Cancer can’t beat love

Cancer sucks. Especially breast cancer. About 40,920 women in the U.S. are expected to die in 2018 from breast cancer. That’s an awfully high number, but it has been decreasing due to research and early screenings.

October is Breast Cancer Awareness month. I’m not sure why it’s October, maybe because it’s spooky season and the scariest thing that could happen to you would be cancer.

Either way, there are fundraisers and 5Ks almost every weekend, athletes will wear pink socks or jerseys, snapchat has half a dozen filters relating to it, and you can find pink shirts at nearly every store that say, “fight like a girl.”

All of these events are intended to educate people about the importance of early screening, and the money raised goes to finding a cure for cancer which is so important.

My mom was diagnosed with breast cancer December of 2014. I guess you could say she got cancer for Christmas.

When the doctors told us she had an aggressive form of breast cancer, I thought it was a death sentence. Thankfully, they caught it early on so she had a good chance at fighting it.

However, my mom was already sick with a very rare lung disease called Pulmonary Alveolar Proteinosis (try saying that ten times fast) also known as PAP. Basically, her body couldn’t create enough of the protein that breaks down the mucous in her lungs so it was like she had pneumonia all the time.

And no, she was never a smoker. She just has really, really bad luck.

She was diagnosed with PAP in 2003 and it went into remission around 2008 but the disease had already taken its toll on her, making her reliant on an oxygen machine and causing her to go into violent coughing fits multiple times a day.

When the oncologist diagnosed her with the breast cancer I remember my mom saying, “you’ve got to be kidding me.” Unfortunately and unsurprisingly, he was not. Either way, my mom was determined to kick cancer’s ass.

Right off the bat she had a double mastectomy, which is the fancy term for chopping – I’m sorry – surgically removing both breasts. For weeks after, she had a tube coming out of the incisions that drained the blood and other fluids from the wound. My siblings and I had to measure the fluids that came out. It was super gross, but it toughened us up.

After surgery, she went through six rounds of rigorous chemotherapy. Over time, she lost all of her hair and I don’t just mean the hair on her head. She lost all of it.

Her eyelashes were gone, so her eyes were easily irritated. All of the hair in her nose fell out so she had a runny nose all of the time. She was not amused when I told her to catch her runny nose.

Chemotherapy makes everything taste like chemicals, so my mom lost an unhealthy amount of weight. After just a couple months, I could see every single one of her ribs. It was so hard to see her waste away. I felt absolutely powerless.
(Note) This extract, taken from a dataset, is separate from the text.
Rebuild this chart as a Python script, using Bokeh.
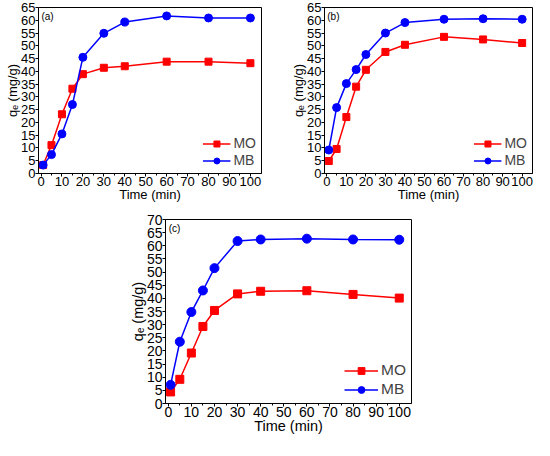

I was never angry, though. I realized that getting pissed off at the world for not being fair was not going to help anything. So instead, I did my best to be my mom’s rock. I was there for every chemo treatment, every follow-up appointment, and to hold her when she cried.

We had a huge support group, though. My mom was very recognizable in our community due to her kindness, her oxygen tank, coughing fits, and bald head. People I didn’t even recognize would stop me and ask how my mom was. They all wanted me to let her know that they were sending us their prayers.
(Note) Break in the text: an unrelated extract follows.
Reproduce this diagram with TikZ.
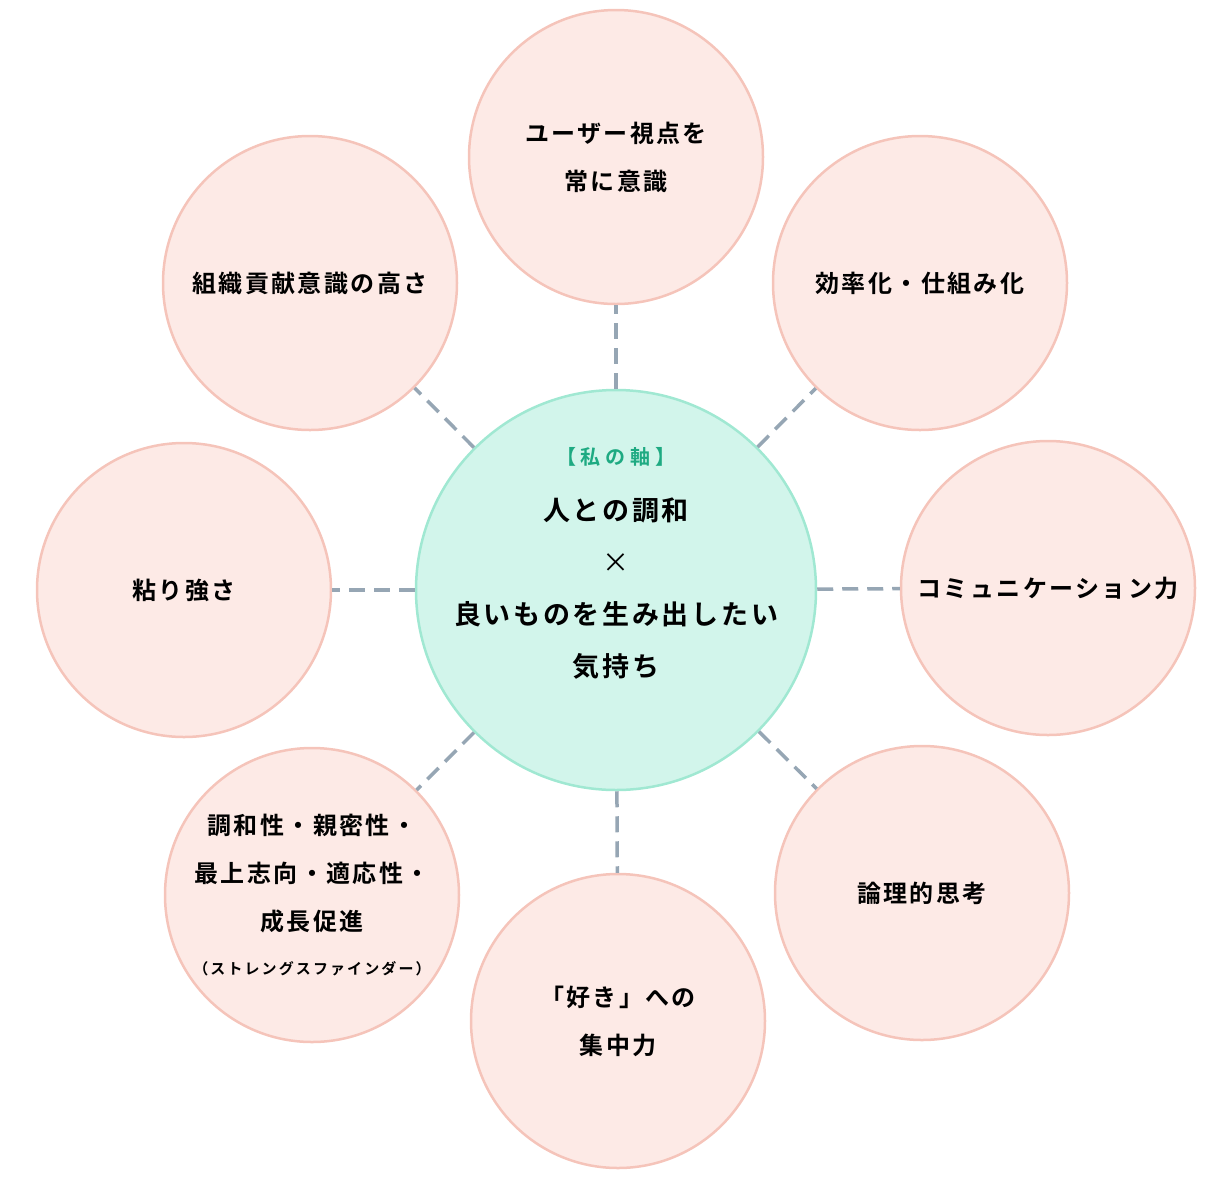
\documentclass[tikz,border=0pt]{standalone}
\usepackage{fontspec}
\setmainfont{Noto Sans CJK JP}[UprightFont=* Bold, LetterSpace=10]
\newfontfamily\thinjp{Noto Sans CJK JP}
\usepackage{tikz}
\definecolor{petalfill}{RGB}{253,234,230}
\definecolor{petalline}{RGB}{245,196,186}
\definecolor{hubfill}{RGB}{210,245,235}
\definecolor{hubline}{RGB}{160,232,210}
\definecolor{dashgray}{RGB}{150,166,180}
\definecolor{axisgreen}{RGB}{30,170,130}
\tikzset{
  petal/.style={circle, draw=petalline, fill=petalfill, line width=2.5pt,
    minimum size=294pt, inner sep=0pt, align=center,
    font=\fontsize{24pt}{48pt}\selectfont},
  hub/.style={circle, draw=hubline, fill=hubfill, line width=2.5pt,
    minimum size=400pt, inner sep=0pt},
  link/.style={dashgray, line width=3.5pt, dash pattern=on 16pt off 9pt},
}

\begin{document}
\begin{tikzpicture}[x=1pt,y=-1pt]
  \useasboundingbox (0,0) rectangle (1232,1179);
  \node[hub] (hub) at (616,590) {};
  \node[align=center, font=\fontsize{27pt}{52pt}\selectfont] (hubtext) at (616,563)
    {{\color{axisgreen}\fontsize{20pt}{52pt}\selectfont\addfontfeatures{LetterSpace=25}【私の軸】}\\[4pt]
     人との調和\\ {\thinjp ×}\\ 良いものを生み出したい\\ 気持ち};
  \node[petal] (user) at (616,157) {ユーザー視点を\\常に意識};
  \node[petal] (effic) at (920,283) {効率化・仕組み化};
  \node[petal] (comm) at (1048,588) {コミュニケーション力};
  \node[petal] (logic) at (922,893) {論理的思考};
  \node[petal] (focus) at (618,1021) {「好き」への\\集中力};
  \node[petal] (traits) at (312,895)
    {調和性・親密性・\\最上志向・適応性・\\成長促進\\[-4pt]
     {\fontsize{15pt}{20pt}\selectfont\addfontfeatures{LetterSpace=14}（ストレングスファインダー）}};
  \node[petal] (grit) at (184,590) {粘り強さ};
  \node[petal] (org) at (310,283) {組織貢献意識の高さ};
  \foreach \p in {user,effic,comm,logic,focus,traits,grit,org}
    \draw[link] (hub) -- (\p);
\end{tikzpicture}
\end{document}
Neighbors, friends, and family would bring a dinner every other day to help out our family. We would get gift cards in the mail from teammates along with get-well cards. I never realized how ridiculously kind people could be.

Cancer sucks, but it sucks less when you have the right people on your side.
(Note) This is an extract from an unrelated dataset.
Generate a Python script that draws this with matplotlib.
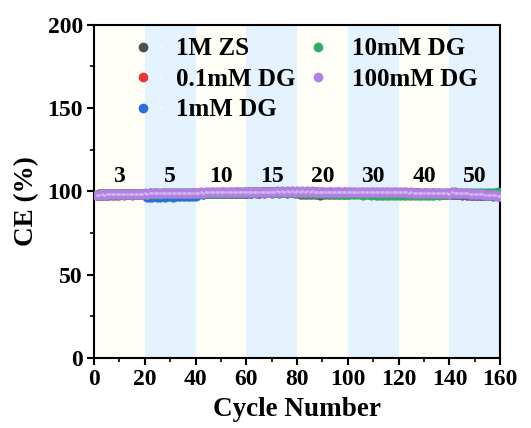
import numpy as np
import matplotlib.pyplot as plt
from matplotlib.legend_handler import HandlerTuple

plt.rcParams['font.family'] = 'Liberation Serif'
plt.rcParams['font.weight'] = 'bold'

# Coulombic efficiency per cycle, current density changes every 20 cycles
cycles = np.arange(1, 161)
rates = ['3', '5', '10', '15', '20', '30', '40', '50']
labels = ['1M ZS', '0.1mM DG', '1mM DG', '10mM DG', '100mM DG']
colors = ['#505050', '#e8343a', '#2a6fd8', '#38a86a', '#b27fe2']

ce_zs = [
    97.9, 98.1, 98.2, 98.0, 98.3, 98.2, 98.1, 98.3, 98.2, 98.4, 98.3, 98.2, 98.4, 98.3, 98.2, 98.4, 98.3, 98.5, 98.4, 98.3,
    98.0, 98.2, 98.1, 98.3, 98.2, 98.1, 98.3, 98.2, 98.4, 98.3, 98.2, 98.4, 98.3, 98.5, 98.4, 98.3, 98.5, 98.4, 98.6, 98.5,
    98.6, 98.7, 98.6, 98.8, 98.7, 98.9, 98.8, 98.7, 98.9, 98.8, 99.0, 98.9, 98.8, 99.0, 98.9, 99.1, 99.0, 98.9, 99.1, 99.0,
    99.2, 99.1, 99.3, 99.2, 99.1, 99.3, 99.2, 99.4, 99.3, 99.2, 99.4, 99.3, 99.2, 99.4, 99.3, 99.2, 99.4, 99.3, 99.2, 99.3,
    98.6, 98.4, 98.2, 98.5, 98.1, 98.5, 98.2, 98.4, 98.0, 98.5, 98.2, 98.1, 98.5, 98.2, 98.4, 98.1, 98.5, 98.2, 98.1, 98.4,
    98.8, 98.9, 98.7, 99.0, 98.8, 98.9, 98.7, 99.0, 98.8, 98.9, 98.7, 99.0, 98.8, 98.9, 98.7, 98.9, 98.8, 98.7, 98.9, 98.8,
    98.6, 98.7, 98.5, 98.7, 98.6, 98.5, 98.7, 98.6, 98.4, 98.6, 98.5, 98.4, 98.6, 98.5, 98.3, 98.5, 98.4, 98.3, 98.5, 98.4,
    98.2, 98.3, 98.1, 98.2, 98.0, 98.1, 97.9, 98.0, 97.8, 97.9, 97.7, 97.8, 97.6, 97.7, 97.5, 97.6, 97.4, 97.5, 97.3, 97.2,
]
ce_01 = [
    97.6, 97.8, 97.7, 97.9, 97.8, 98.0, 97.9, 98.1, 98.0, 97.9, 98.1, 98.0, 98.2, 98.1, 98.0, 98.2, 98.1, 98.3, 98.2, 98.1,
    98.1, 98.3, 98.2, 98.4, 98.3, 98.2, 98.4, 98.3, 98.5, 98.4, 98.3, 98.5, 98.4, 98.6, 98.5, 98.4, 98.6, 98.5, 98.7, 98.6,
    98.7, 98.8, 98.7, 98.9, 98.8, 99.0, 98.9, 98.8, 99.0, 98.9, 99.1, 99.0, 98.9, 99.1, 99.0, 99.2, 99.1, 99.0, 99.2, 99.1,
    99.3, 99.2, 99.4, 99.3, 99.2, 99.4, 99.3, 99.5, 99.4, 99.3, 99.5, 99.4, 99.3, 99.5, 99.4, 99.3, 99.5, 99.4, 99.3, 99.4,
    99.2, 99.3, 99.1, 99.3, 99.2, 99.1, 99.3, 99.2, 99.0, 99.2, 99.1, 99.0, 99.2, 99.1, 99.0, 99.2, 99.1, 99.0, 99.2, 99.1,
    99.0, 99.1, 98.9, 99.1, 99.0, 98.9, 99.1, 99.0, 98.8, 99.0, 98.9, 98.8, 99.0, 98.9, 98.8, 99.0, 98.9, 98.8, 98.9, 98.8,
    98.7, 98.8, 98.6, 98.8, 98.7, 98.6, 98.8, 98.7, 98.5, 98.7, 98.6, 98.5, 98.7, 98.6, 98.5, 98.6, 98.5, 98.4, 98.6, 98.5,
    98.3, 98.4, 98.2, 98.3, 98.1, 98.2, 98.0, 98.1, 97.9, 98.0, 97.8, 97.9, 97.7, 97.8, 97.6, 97.7, 97.5, 97.6, 97.4, 97.3,
]
ce_1 = [
    97.8, 98.0, 97.9, 98.1, 98.0, 98.2, 98.1, 98.0, 98.2, 98.1, 98.3, 98.2, 98.1, 98.3, 98.2, 98.4, 98.3, 98.2, 98.4, 98.3,
    96.6, 96.8, 96.7, 96.9, 96.8, 96.7, 96.9, 96.8, 97.0, 96.9, 96.8, 97.0, 96.9, 97.1, 97.0, 96.9, 97.1, 97.0, 97.2, 97.1,
    98.6, 98.7, 98.6, 98.8, 98.7, 98.9, 98.8, 98.7, 98.9, 98.8, 99.0, 98.9, 98.8, 99.0, 98.9, 99.1, 99.0, 98.9, 99.1, 99.0,
    99.3, 99.2, 99.4, 99.3, 99.2, 99.4, 99.3, 99.5, 99.4, 99.3, 99.5, 99.4, 99.3, 99.5, 99.4, 99.3, 99.5, 99.4, 99.3, 99.4,
    99.3, 99.4, 99.2, 99.4, 99.3, 99.2, 99.4, 99.3, 99.1, 99.3, 99.2, 99.1, 99.3, 99.2, 99.1, 99.3, 99.2, 99.1, 99.3, 99.2,
    99.1, 99.2, 99.0, 99.2, 99.1, 99.0, 99.2, 99.1, 98.9, 99.1, 99.0, 98.9, 99.1, 99.0, 98.9, 99.1, 99.0, 98.9, 99.0, 98.9,
    98.8, 98.9, 98.7, 98.9, 98.8, 98.7, 98.9, 98.8, 98.6, 98.8, 98.7, 98.6, 98.8, 98.7, 98.6, 98.7, 98.6, 98.5, 98.7, 98.6,
    98.4, 98.5, 98.3, 98.4, 98.2, 98.3, 98.1, 98.2, 98.0, 98.1, 97.9, 98.0, 97.8, 97.9, 97.7, 97.8, 97.6, 97.7, 97.5, 97.4,
]
ce_10 = [
    97.9, 98.1, 98.0, 98.2, 98.1, 98.3, 98.2, 98.1, 98.3, 98.2, 98.4, 98.3, 98.2, 98.4, 98.3, 98.5, 98.4, 98.3, 98.5, 98.4,
    98.5, 98.7, 98.6, 98.8, 98.7, 98.6, 98.8, 98.7, 98.9, 98.8, 98.7, 98.9, 98.8, 99.0, 98.9, 98.8, 99.0, 98.9, 99.1, 99.0,
    98.9, 99.0, 98.9, 99.1, 99.0, 99.2, 99.1, 99.0, 99.2, 99.1, 99.3, 99.2, 99.1, 99.3, 99.2, 99.4, 99.3, 99.2, 99.4, 99.3,
    99.4, 99.3, 99.5, 99.4, 99.3, 99.5, 99.4, 99.6, 99.5, 99.4, 99.6, 99.5, 99.4, 99.6, 99.5, 99.4, 99.6, 99.5, 99.4, 99.5,
    99.2, 99.0, 99.1, 98.9, 99.1, 99.0, 98.8, 99.0, 98.9, 98.7, 98.9, 98.8, 98.6, 98.8, 98.7, 98.5, 98.7, 98.6, 98.4, 98.5,
    98.2, 98.3, 98.1, 98.3, 98.2, 98.0, 98.2, 98.1, 97.9, 98.1, 98.0, 97.8, 98.0, 97.9, 97.7, 97.9, 97.8, 97.7, 97.9, 97.8,
    97.9, 98.0, 97.8, 98.0, 97.9, 97.8, 98.0, 97.9, 97.7, 97.9, 97.8, 98.0, 97.9, 97.8, 98.1, 98.0, 98.2, 98.3, 98.5, 98.4,
    99.2, 99.3, 99.2, 99.1, 99.2, 99.0, 99.1, 99.0, 99.1, 98.9, 99.0, 99.1, 99.0, 99.2, 99.1, 99.0, 99.2, 99.1, 99.3, 99.2,
]
ce_100 = [
    97.9, 98.0, 98.1, 98.0, 98.2, 98.1, 98.2, 98.3, 98.2, 98.3, 98.4, 98.3, 98.4, 98.5, 98.4, 98.5, 98.6, 98.5, 98.6, 98.7,
    98.6, 98.7, 98.8, 98.7, 98.8, 98.9, 98.8, 98.9, 99.0, 98.9, 99.0, 99.1, 99.0, 99.1, 99.0, 99.1, 99.2, 99.1, 99.2, 99.1,
    99.2, 99.3, 99.2, 99.3, 99.4, 99.3, 99.4, 99.3, 99.4, 99.5, 99.4, 99.5, 99.4, 99.5, 99.6, 99.5, 99.6, 99.5, 99.6, 99.7,
    99.6, 99.7, 99.6, 99.7, 99.8, 99.7, 99.8, 99.7, 99.8, 99.7, 99.8, 99.9, 99.8, 99.9, 99.8, 99.9, 99.8, 99.9, 99.8, 99.9,
    99.8, 99.9, 99.8, 99.9, 99.8, 99.9, 99.8, 99.7, 99.8, 99.7, 99.8, 99.7, 99.8, 99.7, 99.8, 99.7, 99.8, 99.7, 99.8, 99.7,
    99.6, 99.7, 99.6, 99.7, 99.6, 99.5, 99.6, 99.5, 99.6, 99.5, 99.6, 99.5, 99.4, 99.5, 99.4, 99.5, 99.4, 99.5, 99.4, 99.3,
    99.3, 99.4, 99.3, 99.2, 99.3, 99.2, 99.1, 99.2, 99.1, 99.0, 99.1, 99.0, 98.9, 99.0, 98.9, 98.8, 98.9, 98.8, 98.7, 98.6,
    99.4, 99.2, 99.1, 99.0, 98.9, 98.8, 98.7, 98.6, 98.5, 98.4, 98.3, 98.2, 98.1, 98.0, 97.9, 97.8, 97.6, 97.5, 97.3, 97.1,
]
series = [ce_zs, ce_01, ce_1, ce_10, ce_100]

fig = plt.figure(figsize=(5.31, 4.28), dpi=100)
ax = fig.add_axes([0.177, 0.164, 0.765, 0.778])

# alternating background bands, one per current density
for i, r in enumerate(rates):
    band = '#e3f2fc' if i % 2 else '#fffef6'
    ax.axvspan(i * 20, (i + 1) * 20, color=band, lw=0, zorder=0)
    ax.text(i * 20 + 10, 102.5, r, ha='center', va='bottom',
            fontsize=17, fontweight='bold', zorder=5)

handles = []
for y, c, lab in zip(series, colors, labels):
    ax.plot(cycles, y, 'o', ms=6.8, mfc=c, mec=c, mew=0.4, zorder=3)
    ax.plot(cycles, y, 'o', ms=2.2, mfc='white', mec='none', alpha=0.35, zorder=3)
    h1, = ax.plot([], [], 'o', ms=7, mfc=c, mec='none')
    h2, = ax.plot([], [], 'o', ms=2.5, mfc='white', mec='none', alpha=0.55)
    handles.append((h1, h2))

ax.legend(handles, labels, handler_map={tuple: HandlerTuple(ndivide=None)},
          ncol=2, loc='upper left', bbox_to_anchor=(0.055, 1.03), frameon=False,
          prop={'family': 'Liberation Serif', 'weight': 'bold', 'size': 18},
          handlelength=1.0, handletextpad=0.5, columnspacing=0.75,
          labelspacing=0.3)

ax.set_xlim(0, 160)
ax.set_ylim(0, 200)
ax.set_xticks(np.arange(0, 161, 20))
ax.set_xticks(np.arange(10, 160, 20), minor=True)
ax.set_yticks(np.arange(0, 201, 50))
ax.set_yticks(np.arange(25, 200, 50), minor=True)
ax.tick_params(which='major', direction='out', length=5, width=1.5, labelsize=17, pad=3)
ax.tick_params(which='minor', direction='out', length=3, width=1.2)
for lab in ax.get_xticklabels() + ax.get_yticklabels():
    lab.set_fontweight('bold')
for s in ax.spines.values():
    s.set_linewidth(1.5)

ax.set_xlabel('Cycle Number', fontsize=19.5, fontweight='bold', labelpad=5)
ax.set_ylabel('CE (%)', fontsize=19.5, fontweight='bold')
ax.yaxis.set_label_coords(-0.135, 0.47)

fig.savefig('out.png', dpi=100)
After six months of chemotherapy the breast cancer went into remission and we thank our lucky stars every day. Breast cancer sucks so hard and my mom went through an incredible difficult journey that we pray we’ll never have to go through again. However, it could have been so much worse. They caught the cancer at a very early stage at a routine mammogram.

So please, take your health into your own hands by doing self exams and annual mammograms no matter your age, because catching cancer at an early stage could be your greatest defense.